Poem | Ellipsis, Genesis

Arts, Culture, Winter 2025
By | Jan 19, 2025

“In the beginning,” there was beauty and bounty…exile and fury. To reread Genesis in our era of intractable wars and mass displacements is to recognize ourselves in its imagery. Within Joanna Chen’s poem, the instant before Cain kills Abel lingers and fades out—as if the story might have ended some other way.
—Jody Bolz, Poetry Editor

ELLIPSIS, GENESIS

We speak of beginnings
as we trudge uphill to the observatory,
sparks lifting in the sudden gloom—
our laughter ahead of us, our sadness
hovering somewhere in the firmament
within the unrhyming silence
we long to articulate.

Clouds gather above our heads,
and there’s a pause in the script:
three dots as Cain’s eyes scan the ground
for a rock.

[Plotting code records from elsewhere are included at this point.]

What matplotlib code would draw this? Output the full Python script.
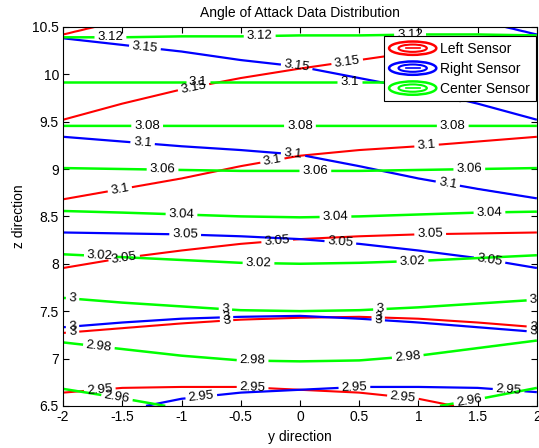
import numpy as np
import matplotlib
matplotlib.use('Agg')
import matplotlib.pyplot as plt
from matplotlib.lines import Line2D
from matplotlib.patches import Ellipse
from matplotlib.legend_handler import HandlerBase

plt.rcParams['font.family'] = ['Liberation Sans', 'DejaVu Sans']

# columns (y direction) where the contour heights were read
ys = [-2, -1.5, -1, -0.5, 0, 0.5, 1, 1.5, 2]

# left sensor: contour level -> z height at each column (first/last rows lie outside the view)
left_levels = [2.9, 2.95, 3.0, 3.05, 3.1, 3.15, 3.2, 3.25]
left_z = [
    [6.00, 6.05, 6.05, 6.00, 5.95, 5.85, 5.75, 5.60, 5.50],
    [6.64, 6.69, 6.70, 6.70, 6.67, 6.64, 6.575, 6.45, 6.30],
    [7.27, 7.32, 7.37, 7.41, 7.43, 7.44, 7.42, 7.38, 7.33],
    [7.955, 8.06, 8.14, 8.21, 8.26, 8.29, 8.31, 8.32, 8.33],
    [8.68, 8.79, 8.90, 9.03, 9.14, 9.20, 9.24, 9.29, 9.34],
    [9.52, 9.69, 9.84, 9.96, 10.06, 10.15, 10.24, 10.31, 10.38],
    [10.42, 10.57, 10.72, 10.84, 10.95, 11.05, 11.15, 11.23, 11.30],
    [11.00, 11.15, 11.30, 11.40, 11.50, 11.60, 11.70, 11.75, 11.80],
]

# right sensor
right_levels = [2.9, 2.95, 3.0, 3.05, 3.1, 3.15, 3.2, 3.25]
right_z = [
    [5.50, 5.60, 5.75, 5.85, 5.95, 6.00, 6.05, 6.05, 6.00],
    [6.30, 6.45, 6.575, 6.64, 6.67, 6.70, 6.70, 6.69, 6.645],
    [7.33, 7.38, 7.42, 7.44, 7.45, 7.42, 7.38, 7.33, 7.28],
    [8.33, 8.32, 8.31, 8.29, 8.26, 8.21, 8.14, 8.06, 7.955],
    [9.34, 9.29, 9.24, 9.20, 9.15, 9.03, 8.90, 8.79, 8.69],
    [10.38, 10.31, 10.24, 10.15, 10.08, 9.96, 9.84, 9.69, 9.52],
    [11.30, 11.23, 11.15, 11.05, 10.95, 10.84, 10.72, 10.57, 10.42],
    [11.80, 11.75, 11.70, 11.60, 11.50, 11.40, 11.30, 11.15, 11.00],
]

# center sensor
center_levels = [2.94, 2.96, 2.98, 3.0, 3.02, 3.04, 3.06, 3.08, 3.1, 3.12, 3.14]
center_z = [
    [6.10, 6.00, 5.90, 5.85, 5.80, 5.85, 5.90, 6.00, 6.10],
    [6.68, 6.58, 6.47, 6.40, 6.36, 6.40, 6.46, 6.57, 6.69],
    [7.17, 7.10, 7.03, 6.98, 6.97, 6.98, 7.03, 7.11, 7.19],
    [7.64, 7.59, 7.55, 7.51, 7.50, 7.51, 7.54, 7.58, 7.62],
    [8.10, 8.07, 8.04, 8.01, 8.00, 8.01, 8.03, 8.06, 8.09],
    [8.557, 8.54, 8.52, 8.50, 8.49, 8.50, 8.52, 8.54, 8.55],
    [9.01, 9.00, 8.99, 8.98, 8.98, 8.98, 8.99, 9.00, 9.01],
    [9.455, 9.455, 9.455, 9.455, 9.455, 9.455, 9.455, 9.455, 9.455],
    [9.92, 9.92, 9.92, 9.92, 9.92, 9.92, 9.92, 9.92, 9.92],
    [10.39, 10.39, 10.40, 10.40, 10.41, 10.41, 10.42, 10.42, 10.41],
    [10.86, 10.86, 10.86, 10.86, 10.86, 10.86, 10.86, 10.86, 10.86],
]

# label spots (y, z) as placed in the original
left_lab = [(-0.89, 9.81), (0.40, 10.12), (-1.52, 8.78), (-0.23, 9.07), (1.07, 9.23),
            (-1.48, 8.02), (-0.19, 8.21), (1.10, 8.28), (-1.92, 7.28), (-0.62, 7.40),
            (0.66, 7.42), (1.97, 7.33), (-1.69, 6.67), (-0.40, 6.69), (0.87, 6.60)]
right_lab = [(-1.31, 10.27), (-0.03, 10.05), (1.27, 9.76), (-1.33, 9.25), (-0.06, 9.12),
             (1.25, 8.86), (-0.97, 8.27), (0.34, 8.21), (1.60, 8.03), (-1.92, 7.33),
             (-0.62, 7.43), (0.66, 7.39), (1.97, 7.28), (-0.83, 6.56), (0.46, 6.69),
             (1.76, 6.64)]
center_lab = [(-1.60, 10.38), (-0.34, 10.41), (0.93, 10.39), (-0.86, 9.92), (0.42, 9.92),
              (-1.29, 9.455), (0.0, 9.455), (1.29, 9.455), (-1.16, 8.99), (0.13, 8.98),
              (1.43, 8.99), (-1.0, 8.52), (0.30, 8.49), (1.60, 8.54), (-1.69, 8.07),
              (-0.35, 8.0), (0.95, 8.03), (-1.92, 7.63), (-0.63, 7.51), (0.675, 7.51),
              (1.97, 7.62), (-1.70, 7.10), (-0.40, 6.97), (0.91, 7.02), (-1.55, 6.55),
              (1.43, 6.55)]


def build_field(zrows, levels):
    yy = np.linspace(-2, 2, 161)
    zz = np.linspace(6.5, 10.5, 401)
    rows = np.array([np.interp(yy, ys, r) for r in zrows])
    V = np.empty((zz.size, yy.size))
    for j in range(yy.size):
        V[:, j] = np.interp(zz, rows[:, j], levels)
    return yy, zz, V


class RingHandler(HandlerBase):
    # the odd concentric-ring icon matlab uses for contour legends
    def create_artists(self, legend, orig_handle, xdescent, ydescent, width, height, fontsize, trans):
        c = orig_handle.get_color()
        cx = width / 2 - xdescent
        cy = height / 2 - ydescent
        e1 = Ellipse((cx, cy), width, height * 1.0, fill=False, edgecolor=c, lw=1.8, transform=trans)
        e2 = Ellipse((cx, cy), width * 0.6, height * 0.55, fill=False, edgecolor=c, lw=1.5, transform=trans)
        ln = Line2D([cx - width * 0.15, cx + width * 0.15], [cy, cy], color=c, lw=1.2, transform=trans)
        return [e1, e2, ln]


fig = plt.figure(figsize=(5.39, 4.48), dpi=100)
ax = fig.add_axes([0.117, 0.094, 0.879, 0.846])

sets = [
    (left_z, left_levels, left_levels[1:-1], 'red', 1.5, left_lab),
    (right_z, right_levels, right_levels[1:-1], 'blue', 1.6, right_lab),
    (center_z, center_levels, center_levels[1:-1], '#00ff00', 1.8, center_lab),
]
for zrows, lv, show, col, lw, labs in sets:
    yy, zz, V = build_field(zrows, lv)
    cs = ax.contour(yy, zz, V, levels=show, colors=col, linewidths=lw)
    txt = ax.clabel(cs, manual=labs, inline=True, inline_spacing=3, fontsize=9.5, fmt='%g', colors='k')

ax.set_xlim(-2, 2)
ax.set_ylim(6.5, 10.5)
ax.set_xticks([-2, -1.5, -1, -0.5, 0, 0.5, 1, 1.5, 2])
ax.set_xticklabels(['-2', '-1.5', '-1', '-0.5', '0', '0.5', '1', '1.5', '2'])
ax.set_yticks([6.5, 7, 7.5, 8, 8.5, 9, 9.5, 10, 10.5])
ax.set_yticklabels(['6.5', '7', '7.5', '8', '8.5', '9', '9.5', '10', '10.5'])
ax.tick_params(direction='in', top=True, right=True, length=4, width=0.8, labelsize=10, pad=3)
for s in ax.spines.values():
    s.set_linewidth(0.8)

ax.set_title('Angle of Attack Data Distribution', fontsize=10, pad=7)
ax.set_xlabel('y direction', fontsize=10, labelpad=4)
ax.set_ylabel('z direction', fontsize=10, labelpad=4)

handles = [Line2D([], [], color='red', label='Left Sensor'),
           Line2D([], [], color='blue', label='Right Sensor'),
           Line2D([], [], color='#00ff00', label='Center Sensor')]
leg = ax.legend(handles=handles, handler_map={Line2D: RingHandler()},
                loc='upper right', bbox_to_anchor=(0.998, 0.976), borderaxespad=0,
                fontsize=10, handlelength=3.4, handleheight=1.1, handletextpad=0.3,
                labelspacing=0.4, borderpad=0.4, fancybox=False, framealpha=1,
                edgecolor='k')
leg.get_frame().set_linewidth(0.8)

fig.savefig('out.png', dpi=100)
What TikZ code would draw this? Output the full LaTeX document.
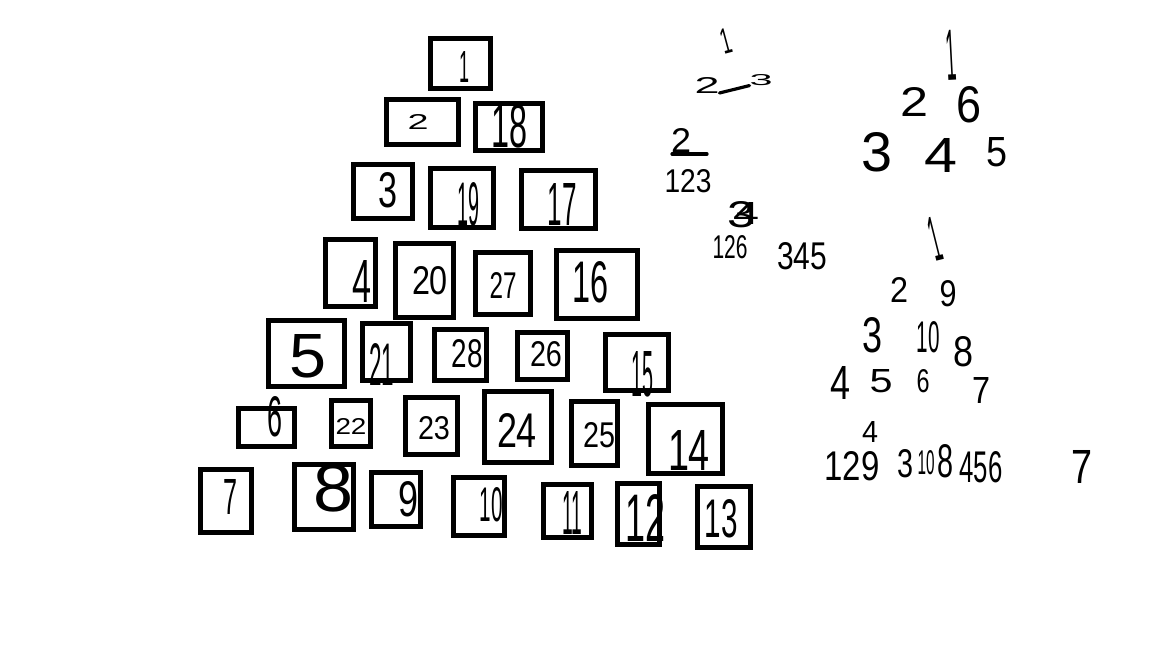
\documentclass[tikz,border=0pt]{standalone}
\usepackage{fontspec}
\setmainfont{Liberation Sans}
\newlength\ppx
\setlength\ppx{0.5pt}
\tikzset{
  boxst/.style={draw=black, line width=2.5pt, fill=none, inner sep=0pt, outer sep=0pt},
  lblst/.style={inner sep=0pt, outer sep=0pt, text=black},
  strokest/.style={draw=black, line width=1.6pt, line cap=round}
}
% box: name, x1, y1, x2, y2 (outer pixel extents)
\newcommand\bx[5]{\node[boxst, minimum width={(#4-#2-5)*0.5pt}, minimum height={(#5-#3-5)*0.5pt}] (#1) at ({(#2+#4)/2},{(#3+#5)/2}) {};}
% label: [options] name, cx, cy, width px, height px, text
\newcommand\lb[7][]{\node[lblst,#1] (#2) at (#3,#4) {\resizebox{#5\ppx}{#6\ppx}{#7}};}
\begin{document}
\begin{tikzpicture}[x=0.5pt,y=-0.5pt]
\useasboundingbox[fill=white] (0,0) rectangle (1152,648);
% ---- boxes ----
\bx{b1}{428}{36}{493}{91}
\bx{b2}{384}{97}{461}{147}
\bx{b18}{473}{101}{545}{153}
\bx{b3}{351}{162}{415}{221}
\bx{b19}{428}{166}{496}{230}
\bx{b17}{519}{168}{598}{231}
\bx{b4}{323}{237}{378}{309}
\bx{b20}{393}{241}{456}{320}
\bx{b27}{473}{250}{533}{317}
\bx{b16}{554}{248}{640}{321}
\bx{b5}{266}{318}{347}{389}
\bx{b21}{360}{321}{413}{383}
\bx{b28}{432}{327}{489}{383}
\bx{b26}{515}{330}{570}{382}
\bx{b15}{603}{332}{671}{393}
\bx{b6}{236}{406}{297}{449}
\bx{b22}{329}{398}{373}{449}
\bx{b23}{403}{395}{460}{457}
\bx{b24}{482}{389}{554}{465}
\bx{b25}{569}{399}{620}{468}
\bx{b14}{646}{402}{725}{476}
\bx{b7}{198}{467}{254}{535}
\bx{b8}{292}{462}{356}{532}
\bx{b9}{369}{470}{423}{529}
\bx{b10}{451}{475}{507}{538}
\bx{b11}{541}{482}{594}{540}
\bx{b12}{615}{481}{662}{547}
\bx{b13}{695}{484}{753}{550}
% ---- box labels ----
\lb{t1}{464}{67}{10}{31}{1}
\lb{t2}{418}{122}{21}{15}{2}
\lb{t18}{509}{126}{36}{43}{18}
\lb{t3}{388}{190}{19}{35}{3}
\lb{t19}{468}{204}{22}{43}{19}
\lb{t17}{562}{204}{29}{42}{17}
\lb{t4}{362}{281}{19}{42}{4}
\lb{t20}{430}{281}{36}{28}{20}
\lb{t27}{503}{285}{27}{26}{27}
\lb{t16}{590}{282}{36}{41}{16}
\lb{t5}{308}{356}{37}{43}{5}
\lb{t21}{382}{364}{25}{42}{21}
\lb{t28}{467}{354}{31}{28}{28}
\lb{t26}{546}{354}{32}{25}{26}
\lb{t15}{642}{374}{22}{45}{15}
\lb{t6}{275}{417}{15}{40}{6}
\lb{t22}{351}{426}{31}{16}{22}
\lb{t23}{434}{428}{32}{23}{23}
\lb{t24}{517}{430}{40}{34}{24}
\lb{t25}{599}{435}{32}{25}{25}
\lb{t14}{689}{450}{42}{40}{14}
\lb{t7}{230}{497}{14}{35}{7}
\lb{t8}{333}{488}{40}{47}{8}
\lb{t9}{408}{499}{20}{35}{9}
\lb{t10}{491}{505}{23}{34}{10}
\lb{t11}{572}{513}{20}{43}{11}
\lb{t12}{645}{518}{40}{47}{12}
\lb{t13}{721}{519}{33}{38}{13}
% ---- notes, left column ----
\lb[rotate=15]{r1}{726}{41}{10}{25}{1}
\lb{r2}{707}{85}{25}{16}{2}
\lb{r3}{761}{80}{23}{11}{3}
\draw[strokest] (r2.south east) -- (r3.south west);
\lb{s2}{681}{140}{20}{24}{2}
\coordinate (u1) at (672,154);
\coordinate (u2) at (707,154);
\draw[strokest] (u1) -- (u2);
\lb{s123}{688}{181}{47}{23}{123}
\lb{s3}{741}{215}{28}{26}{3}
\lb{s4}{746}{213}{26}{22}{4}
\lb{s126}{730}{247}{35}{23}{126}
\lb{s345}{802}{256}{50}{27}{345}
% ---- notes, upper tree ----
\lb[rotate=3]{T1}{951}{55}{10}{50}{1}
\lb{T2}{914}{102}{28}{29}{2}
\lb{T6}{969}{105}{25}{36}{6}
\lb{T3}{877}{152}{31}{39}{3}
\lb{T4}{941}{155}{33}{34}{4}
\lb{T5}{997}{152}{21}{29}{5}
% ---- notes, lower tree ----
\lb[rotate=14]{U1}{935}{239}{10}{44}{1}
\lb{U2}{899}{290}{18}{25}{2}
\lb{U9}{948}{294}{17}{26}{9}
\lb{U3}{872}{335}{20}{35}{3}
\lb{U10}{928}{337}{23}{31}{10}
\lb{U8}{963}{352}{20}{30}{8}
\lb{U4}{840}{383}{20}{33}{4}
\lb{U5}{881}{381}{23}{23}{5}
\lb{U6}{923}{381}{13}{23}{6}
\lb{U7}{981}{390}{18}{26}{7}
% ---- notes, last line ----
\lb{V4}{870}{432}{16}{21}{4}
\lb{V129}{852}{466}{55}{29}{129}
\lb{V3}{905}{464}{16}{28}{3}
\lb{V10}{926}{463}{17}{24}{10}
\lb{V8}{945}{461}{16}{33}{8}
\lb{V456}{981}{467}{43}{31}{456}
\lb{V7}{1082}{467}{21}{33}{7}
\end{tikzpicture}
\end{document}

Three dots while Abel,
standing a little away from his brother,
turns around to face him,
faint surprise circuiting his face.

Another pause…
Adam and Eve, offstage in the dark,
are still fumbling together—
dirt under their nails, anger in their hearts—
until a sudden breeze whips up,
and clouds make way
for the next calamity.

Joanna Chen is a writer and translator who lives in Israel’s Ella Valley. Her latest translation of Tehila Hakimi’s Hunting in America is forthcoming from Penguin. Her own work has appeared most recently in The Washington Monthly, Consequence and Lilith, among others.